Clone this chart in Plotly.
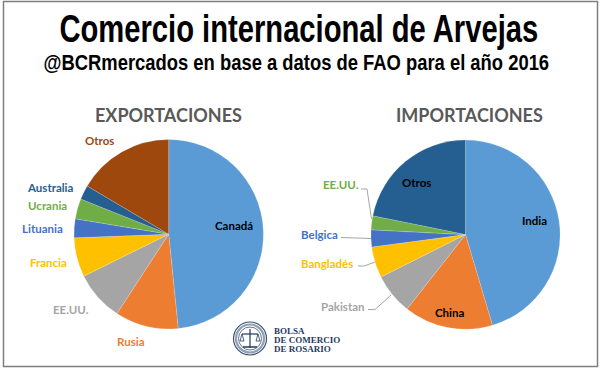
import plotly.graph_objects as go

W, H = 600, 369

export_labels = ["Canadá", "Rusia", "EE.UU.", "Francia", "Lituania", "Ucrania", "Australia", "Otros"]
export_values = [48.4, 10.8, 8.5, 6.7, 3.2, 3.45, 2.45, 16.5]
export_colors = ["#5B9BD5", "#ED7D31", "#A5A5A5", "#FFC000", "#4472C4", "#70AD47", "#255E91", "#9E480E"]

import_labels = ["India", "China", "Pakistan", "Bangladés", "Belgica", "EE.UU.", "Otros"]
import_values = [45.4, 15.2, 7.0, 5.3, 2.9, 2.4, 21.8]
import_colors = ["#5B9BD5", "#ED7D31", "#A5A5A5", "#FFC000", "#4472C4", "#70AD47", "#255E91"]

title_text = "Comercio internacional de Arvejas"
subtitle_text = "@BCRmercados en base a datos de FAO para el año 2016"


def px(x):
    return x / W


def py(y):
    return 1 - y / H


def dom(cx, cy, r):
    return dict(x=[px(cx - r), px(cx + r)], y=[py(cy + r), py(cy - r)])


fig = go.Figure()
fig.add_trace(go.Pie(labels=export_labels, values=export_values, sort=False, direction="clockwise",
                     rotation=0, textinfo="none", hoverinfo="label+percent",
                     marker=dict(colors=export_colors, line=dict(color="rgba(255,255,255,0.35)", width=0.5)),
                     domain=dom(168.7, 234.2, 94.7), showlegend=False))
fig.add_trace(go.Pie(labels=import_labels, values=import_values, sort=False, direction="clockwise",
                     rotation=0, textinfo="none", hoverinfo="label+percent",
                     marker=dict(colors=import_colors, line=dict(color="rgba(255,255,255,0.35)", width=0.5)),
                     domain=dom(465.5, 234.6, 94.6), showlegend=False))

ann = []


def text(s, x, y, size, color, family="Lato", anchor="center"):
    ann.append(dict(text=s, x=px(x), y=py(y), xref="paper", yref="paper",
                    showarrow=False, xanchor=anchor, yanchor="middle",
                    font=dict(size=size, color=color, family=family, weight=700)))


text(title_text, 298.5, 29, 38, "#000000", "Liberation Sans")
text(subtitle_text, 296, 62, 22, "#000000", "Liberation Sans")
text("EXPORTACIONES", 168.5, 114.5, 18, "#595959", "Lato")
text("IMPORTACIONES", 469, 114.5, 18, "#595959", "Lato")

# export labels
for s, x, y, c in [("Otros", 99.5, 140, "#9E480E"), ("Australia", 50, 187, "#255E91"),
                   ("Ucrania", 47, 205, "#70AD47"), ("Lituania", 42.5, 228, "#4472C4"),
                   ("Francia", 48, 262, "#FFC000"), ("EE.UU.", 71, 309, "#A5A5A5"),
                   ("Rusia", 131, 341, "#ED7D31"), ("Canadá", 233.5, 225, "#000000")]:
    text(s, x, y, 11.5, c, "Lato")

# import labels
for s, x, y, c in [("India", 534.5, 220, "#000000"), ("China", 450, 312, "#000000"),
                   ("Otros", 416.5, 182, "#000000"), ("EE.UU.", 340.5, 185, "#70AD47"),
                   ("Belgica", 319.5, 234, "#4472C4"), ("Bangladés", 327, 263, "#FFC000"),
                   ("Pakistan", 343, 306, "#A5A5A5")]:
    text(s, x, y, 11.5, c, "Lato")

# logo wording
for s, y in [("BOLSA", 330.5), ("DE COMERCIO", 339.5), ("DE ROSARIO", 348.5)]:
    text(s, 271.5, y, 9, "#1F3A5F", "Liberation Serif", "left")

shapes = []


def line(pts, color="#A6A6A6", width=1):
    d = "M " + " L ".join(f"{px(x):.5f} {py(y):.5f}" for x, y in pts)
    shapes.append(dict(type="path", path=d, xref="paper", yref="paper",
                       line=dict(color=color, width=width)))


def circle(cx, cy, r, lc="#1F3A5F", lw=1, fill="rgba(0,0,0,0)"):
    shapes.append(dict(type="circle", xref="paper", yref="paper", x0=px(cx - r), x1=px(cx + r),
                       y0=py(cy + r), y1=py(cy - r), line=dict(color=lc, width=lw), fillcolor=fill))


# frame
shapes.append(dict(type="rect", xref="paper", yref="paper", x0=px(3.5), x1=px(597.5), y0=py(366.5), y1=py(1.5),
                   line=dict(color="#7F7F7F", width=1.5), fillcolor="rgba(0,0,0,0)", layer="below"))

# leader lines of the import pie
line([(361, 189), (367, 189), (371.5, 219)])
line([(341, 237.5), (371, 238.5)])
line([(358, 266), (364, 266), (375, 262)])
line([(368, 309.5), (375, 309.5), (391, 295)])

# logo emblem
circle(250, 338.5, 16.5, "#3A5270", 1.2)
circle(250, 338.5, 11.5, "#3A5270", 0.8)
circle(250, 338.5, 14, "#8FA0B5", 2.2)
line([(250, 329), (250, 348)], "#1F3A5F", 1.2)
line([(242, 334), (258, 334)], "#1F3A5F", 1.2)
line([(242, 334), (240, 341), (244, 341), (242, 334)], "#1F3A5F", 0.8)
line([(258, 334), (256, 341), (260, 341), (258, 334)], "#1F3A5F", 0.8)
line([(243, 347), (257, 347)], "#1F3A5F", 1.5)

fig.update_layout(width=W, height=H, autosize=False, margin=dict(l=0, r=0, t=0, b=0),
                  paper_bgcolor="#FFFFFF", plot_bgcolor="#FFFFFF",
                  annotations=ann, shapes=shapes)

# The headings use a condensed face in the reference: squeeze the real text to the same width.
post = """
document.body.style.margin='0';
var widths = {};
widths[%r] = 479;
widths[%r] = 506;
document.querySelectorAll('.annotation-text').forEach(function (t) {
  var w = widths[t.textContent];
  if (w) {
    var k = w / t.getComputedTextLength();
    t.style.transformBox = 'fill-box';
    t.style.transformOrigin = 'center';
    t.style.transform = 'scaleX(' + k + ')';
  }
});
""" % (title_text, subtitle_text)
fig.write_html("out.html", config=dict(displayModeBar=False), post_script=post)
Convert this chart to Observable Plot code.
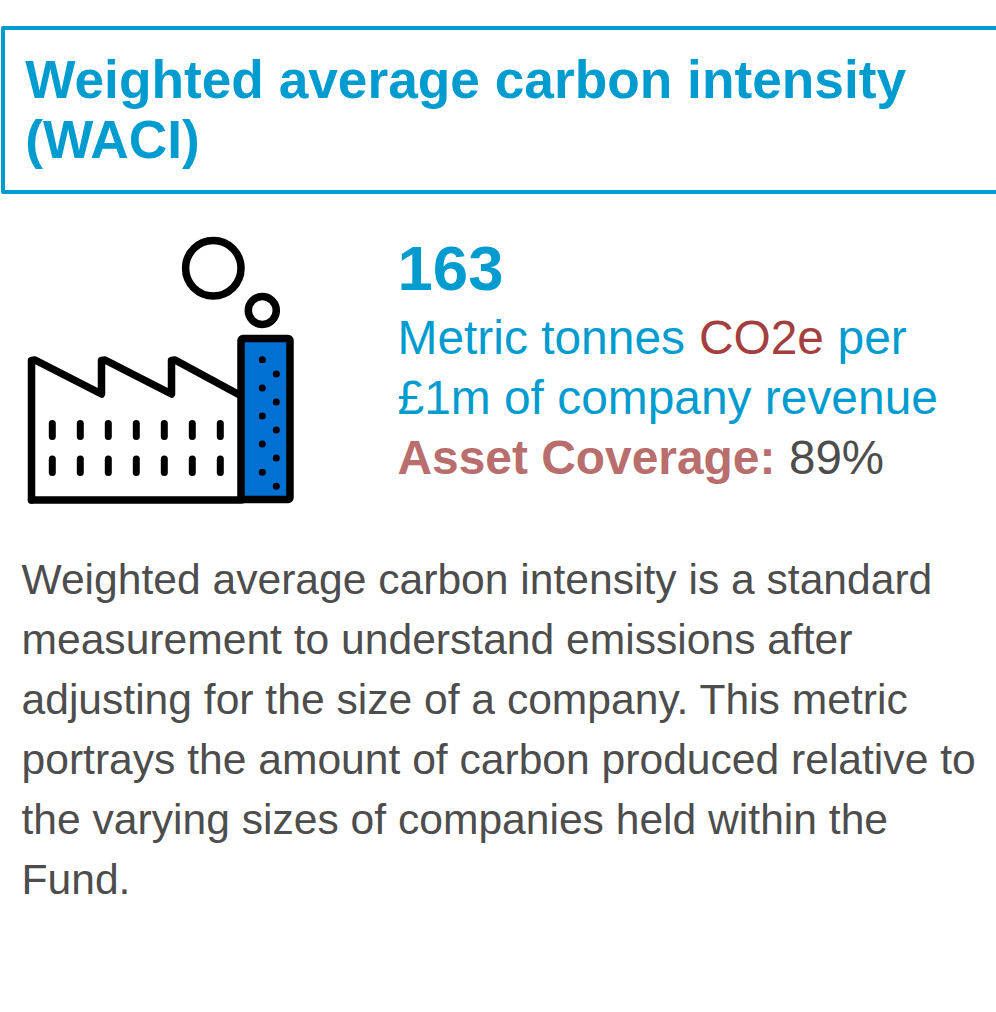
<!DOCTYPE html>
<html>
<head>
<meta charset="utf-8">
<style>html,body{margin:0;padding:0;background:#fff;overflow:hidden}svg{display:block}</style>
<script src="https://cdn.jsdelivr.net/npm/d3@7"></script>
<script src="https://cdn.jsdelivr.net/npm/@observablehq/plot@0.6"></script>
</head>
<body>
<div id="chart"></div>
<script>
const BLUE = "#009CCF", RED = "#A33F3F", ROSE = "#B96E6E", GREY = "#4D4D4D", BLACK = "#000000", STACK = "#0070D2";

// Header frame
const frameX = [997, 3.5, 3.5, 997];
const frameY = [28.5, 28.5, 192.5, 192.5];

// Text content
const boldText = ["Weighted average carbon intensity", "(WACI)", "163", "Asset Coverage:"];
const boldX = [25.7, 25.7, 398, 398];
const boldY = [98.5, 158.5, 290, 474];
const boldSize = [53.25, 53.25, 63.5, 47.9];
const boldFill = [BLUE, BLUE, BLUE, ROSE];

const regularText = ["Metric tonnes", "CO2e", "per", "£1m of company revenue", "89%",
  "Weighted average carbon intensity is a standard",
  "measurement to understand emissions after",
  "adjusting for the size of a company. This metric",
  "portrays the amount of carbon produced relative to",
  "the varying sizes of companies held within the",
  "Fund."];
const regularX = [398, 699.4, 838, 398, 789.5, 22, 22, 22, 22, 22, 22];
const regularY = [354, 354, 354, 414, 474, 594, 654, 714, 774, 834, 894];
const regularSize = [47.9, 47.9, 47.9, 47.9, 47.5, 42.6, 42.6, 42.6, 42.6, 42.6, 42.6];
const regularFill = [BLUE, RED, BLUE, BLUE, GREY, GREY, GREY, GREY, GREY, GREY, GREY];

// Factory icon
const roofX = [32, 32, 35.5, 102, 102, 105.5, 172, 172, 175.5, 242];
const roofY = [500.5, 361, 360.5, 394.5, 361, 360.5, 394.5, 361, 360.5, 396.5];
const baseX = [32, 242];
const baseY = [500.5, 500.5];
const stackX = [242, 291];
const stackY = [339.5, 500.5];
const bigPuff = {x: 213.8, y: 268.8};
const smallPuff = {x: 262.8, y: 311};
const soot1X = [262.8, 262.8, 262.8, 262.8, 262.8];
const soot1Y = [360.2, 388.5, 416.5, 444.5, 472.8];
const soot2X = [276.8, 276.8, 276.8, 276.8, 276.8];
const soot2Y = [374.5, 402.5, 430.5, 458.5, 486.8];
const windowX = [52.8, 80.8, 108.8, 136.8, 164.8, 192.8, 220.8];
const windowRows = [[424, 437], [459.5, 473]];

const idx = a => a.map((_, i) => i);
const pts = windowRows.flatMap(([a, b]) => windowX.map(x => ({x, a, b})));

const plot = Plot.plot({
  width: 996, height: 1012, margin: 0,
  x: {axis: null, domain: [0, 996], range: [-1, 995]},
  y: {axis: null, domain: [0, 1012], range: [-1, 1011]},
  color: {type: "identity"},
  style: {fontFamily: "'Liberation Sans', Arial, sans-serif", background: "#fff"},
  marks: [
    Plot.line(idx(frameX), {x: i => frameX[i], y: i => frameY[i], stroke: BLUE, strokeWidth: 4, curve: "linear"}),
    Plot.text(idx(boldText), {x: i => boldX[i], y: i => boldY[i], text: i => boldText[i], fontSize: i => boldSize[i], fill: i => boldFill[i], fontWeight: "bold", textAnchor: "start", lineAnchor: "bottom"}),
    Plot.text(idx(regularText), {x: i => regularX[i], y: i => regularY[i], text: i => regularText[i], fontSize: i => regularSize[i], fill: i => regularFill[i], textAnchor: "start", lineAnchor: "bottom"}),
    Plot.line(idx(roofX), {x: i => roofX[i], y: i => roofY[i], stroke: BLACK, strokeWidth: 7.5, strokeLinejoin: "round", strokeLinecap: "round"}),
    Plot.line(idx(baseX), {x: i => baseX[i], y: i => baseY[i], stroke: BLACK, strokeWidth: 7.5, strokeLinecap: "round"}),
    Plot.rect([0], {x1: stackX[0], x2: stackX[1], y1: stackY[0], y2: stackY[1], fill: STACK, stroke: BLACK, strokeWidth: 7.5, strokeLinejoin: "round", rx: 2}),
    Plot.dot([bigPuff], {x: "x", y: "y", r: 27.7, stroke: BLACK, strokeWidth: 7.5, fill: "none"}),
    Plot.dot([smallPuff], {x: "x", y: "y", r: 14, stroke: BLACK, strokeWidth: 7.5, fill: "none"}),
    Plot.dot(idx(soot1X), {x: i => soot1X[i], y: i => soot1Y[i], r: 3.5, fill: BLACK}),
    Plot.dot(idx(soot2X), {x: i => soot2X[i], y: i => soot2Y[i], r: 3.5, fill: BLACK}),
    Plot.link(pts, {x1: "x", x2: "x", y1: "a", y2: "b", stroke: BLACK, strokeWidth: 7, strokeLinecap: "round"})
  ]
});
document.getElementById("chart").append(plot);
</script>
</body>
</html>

* * *

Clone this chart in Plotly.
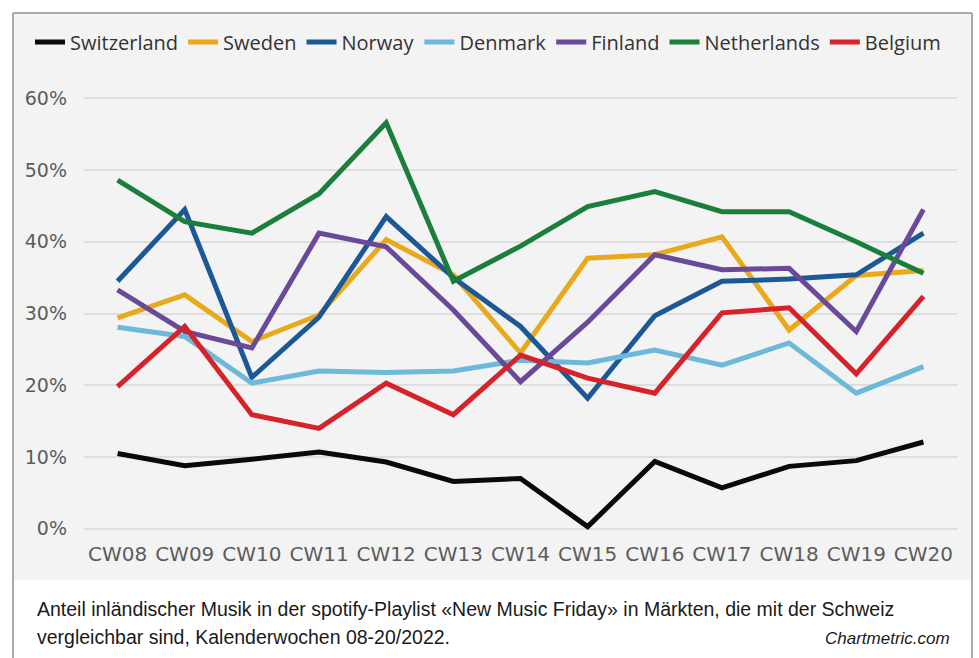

* * *

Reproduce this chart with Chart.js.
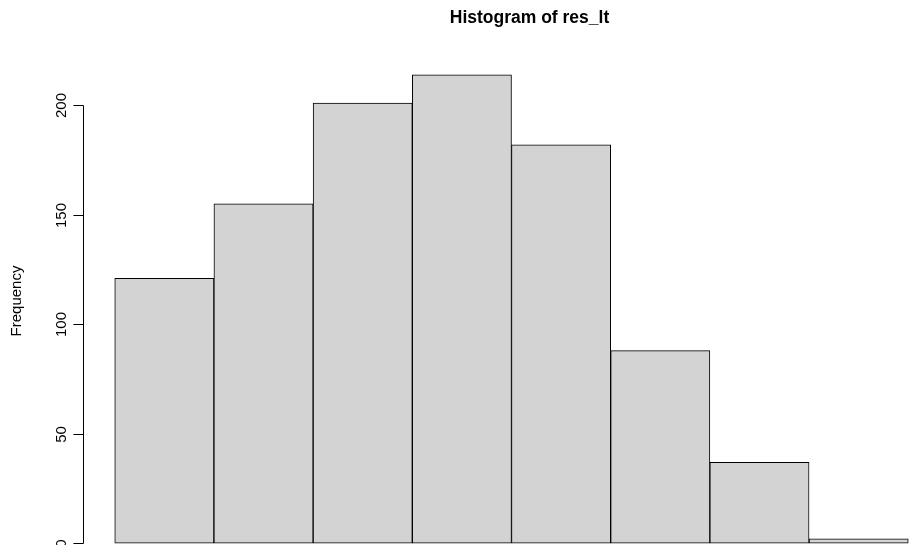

= Instructions to follow =
Repeat exactly the stretch of lines that opens with the line containing "Convert this chart to Observable Plot code." and closes with the line containing "const boldFill = [BLUE, BLUE, BLUE, ROSE];". Leave the pictures out, and add nothing.

= Correct response =
Convert this chart to Observable Plot code.
<!DOCTYPE html>
<html>
<head>
<meta charset="utf-8">
<style>html,body{margin:0;padding:0;background:#fff;overflow:hidden}svg{display:block}</style>
<script src="https://cdn.jsdelivr.net/npm/d3@7"></script>
<script src="https://cdn.jsdelivr.net/npm/@observablehq/plot@0.6"></script>
</head>
<body>
<div id="chart"></div>
<script>
const BLUE = "#009CCF", RED = "#A33F3F", ROSE = "#B96E6E", GREY = "#4D4D4D", BLACK = "#000000", STACK = "#0070D2";

// Header frame
const frameX = [997, 3.5, 3.5, 997];
const frameY = [28.5, 28.5, 192.5, 192.5];

// Text content
const boldText = ["Weighted average carbon intensity", "(WACI)", "163", "Asset Coverage:"];
const boldX = [25.7, 25.7, 398, 398];
const boldY = [98.5, 158.5, 290, 474];
const boldSize = [53.25, 53.25, 63.5, 47.9];
const boldFill = [BLUE, BLUE, BLUE, ROSE];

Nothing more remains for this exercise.